▸ The request
Output the full listing below exactly, without the pictures.

▸ Given material
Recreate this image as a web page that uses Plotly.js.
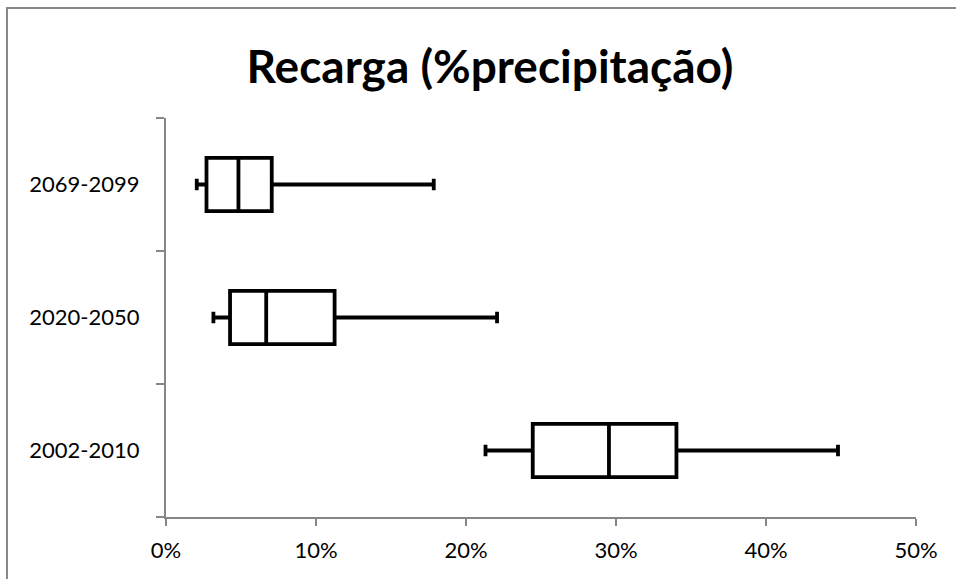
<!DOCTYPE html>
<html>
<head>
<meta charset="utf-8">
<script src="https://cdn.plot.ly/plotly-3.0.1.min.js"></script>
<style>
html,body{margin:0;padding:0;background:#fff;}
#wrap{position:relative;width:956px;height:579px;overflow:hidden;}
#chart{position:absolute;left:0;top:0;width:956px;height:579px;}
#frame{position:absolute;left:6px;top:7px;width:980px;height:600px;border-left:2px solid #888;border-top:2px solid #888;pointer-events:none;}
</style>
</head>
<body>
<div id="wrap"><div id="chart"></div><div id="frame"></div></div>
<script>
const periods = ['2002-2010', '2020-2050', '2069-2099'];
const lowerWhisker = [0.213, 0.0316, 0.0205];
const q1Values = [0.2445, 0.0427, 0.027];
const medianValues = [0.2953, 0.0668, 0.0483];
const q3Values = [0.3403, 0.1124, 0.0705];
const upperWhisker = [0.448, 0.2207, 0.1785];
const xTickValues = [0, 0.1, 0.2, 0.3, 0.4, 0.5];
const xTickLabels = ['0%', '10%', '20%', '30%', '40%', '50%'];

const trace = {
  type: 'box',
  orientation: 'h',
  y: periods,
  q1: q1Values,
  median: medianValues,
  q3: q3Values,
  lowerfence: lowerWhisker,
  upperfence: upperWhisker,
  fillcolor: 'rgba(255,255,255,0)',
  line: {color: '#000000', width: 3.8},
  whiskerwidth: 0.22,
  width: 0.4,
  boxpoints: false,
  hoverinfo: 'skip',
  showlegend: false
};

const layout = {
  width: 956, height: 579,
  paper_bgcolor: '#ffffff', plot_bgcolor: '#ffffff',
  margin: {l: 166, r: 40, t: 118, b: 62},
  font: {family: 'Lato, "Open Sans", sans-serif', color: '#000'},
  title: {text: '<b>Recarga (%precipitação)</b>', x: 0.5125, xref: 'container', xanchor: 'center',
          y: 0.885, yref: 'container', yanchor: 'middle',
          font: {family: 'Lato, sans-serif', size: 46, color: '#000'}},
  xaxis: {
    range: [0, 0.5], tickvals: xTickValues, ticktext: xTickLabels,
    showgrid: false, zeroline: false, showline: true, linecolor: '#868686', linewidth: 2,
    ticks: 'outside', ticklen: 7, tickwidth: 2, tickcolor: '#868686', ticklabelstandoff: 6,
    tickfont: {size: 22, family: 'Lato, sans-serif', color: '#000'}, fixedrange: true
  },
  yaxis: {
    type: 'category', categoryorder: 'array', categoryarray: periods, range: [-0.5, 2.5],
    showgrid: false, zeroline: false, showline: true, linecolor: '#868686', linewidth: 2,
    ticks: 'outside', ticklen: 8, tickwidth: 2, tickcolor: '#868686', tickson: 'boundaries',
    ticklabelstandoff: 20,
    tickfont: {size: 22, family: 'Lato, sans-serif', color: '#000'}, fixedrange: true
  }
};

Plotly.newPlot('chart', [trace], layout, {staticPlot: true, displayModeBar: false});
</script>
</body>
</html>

▸ Correct result
Recreate this image as a web page that uses Plotly.js.
<!DOCTYPE html>
<html>
<head>
<meta charset="utf-8">
<script src="https://cdn.plot.ly/plotly-3.0.1.min.js"></script>
<style>
html,body{margin:0;padding:0;background:#fff;}
#wrap{position:relative;width:956px;height:579px;overflow:hidden;}
#chart{position:absolute;left:0;top:0;width:956px;height:579px;}
#frame{position:absolute;left:6px;top:7px;width:980px;height:600px;border-left:2px solid #888;border-top:2px solid #888;pointer-events:none;}
</style>
</head>
<body>
<div id="wrap"><div id="chart"></div><div id="frame"></div></div>
<script>
const periods = ['2002-2010', '2020-2050', '2069-2099'];
const lowerWhisker = [0.213, 0.0316, 0.0205];
const q1Values = [0.2445, 0.0427, 0.027];
const medianValues = [0.2953, 0.0668, 0.0483];
const q3Values = [0.3403, 0.1124, 0.0705];
const upperWhisker = [0.448, 0.2207, 0.1785];
const xTickValues = [0, 0.1, 0.2, 0.3, 0.4, 0.5];
const xTickLabels = ['0%', '10%', '20%', '30%', '40%', '50%'];

const trace = {
  type: 'box',
  orientation: 'h',
  y: periods,
  q1: q1Values,
  median: medianValues,
  q3: q3Values,
  lowerfence: lowerWhisker,
  upperfence: upperWhisker,
  fillcolor: 'rgba(255,255,255,0)',
  line: {color: '#000000', width: 3.8},
  whiskerwidth: 0.22,
  width: 0.4,
  boxpoints: false,
  hoverinfo: 'skip',
  showlegend: false
};

const layout = {
  width: 956, height: 579,
  paper_bgcolor: '#ffffff', plot_bgcolor: '#ffffff',
  margin: {l: 166, r: 40, t: 118, b: 62},
  font: {family: 'Lato, "Open Sans", sans-serif', color: '#000'},
  title: {text: '<b>Recarga (%precipitação)</b>', x: 0.5125, xref: 'container', xanchor: 'center',
          y: 0.885, yref: 'container', yanchor: 'middle',
          font: {family: 'Lato, sans-serif', size: 46, color: '#000'}},
  xaxis: {
    range: [0, 0.5], tickvals: xTickValues, ticktext: xTickLabels,
    showgrid: false, zeroline: false, showline: true, linecolor: '#868686', linewidth: 2,
    ticks: 'outside', ticklen: 7, tickwidth: 2, tickcolor: '#868686', ticklabelstandoff: 6,
    tickfont: {size: 22, family: 'Lato, sans-serif', color: '#000'}, fixedrange: true
  },
  yaxis: {
    type: 'category', categoryorder: 'array', categoryarray: periods, range: [-0.5, 2.5],
    showgrid: false, zeroline: false, showline: true, linecolor: '#868686', linewidth: 2,
    ticks: 'outside', ticklen: 8, tickwidth: 2, tickcolor: '#868686', tickson: 'boundaries',
    ticklabelstandoff: 20,
    tickfont: {size: 22, family: 'Lato, sans-serif', color: '#000'}, fixedrange: true
  }
};

Plotly.newPlot('chart', [trace], layout, {staticPlot: true, displayModeBar: false});
</script>
</body>
</html>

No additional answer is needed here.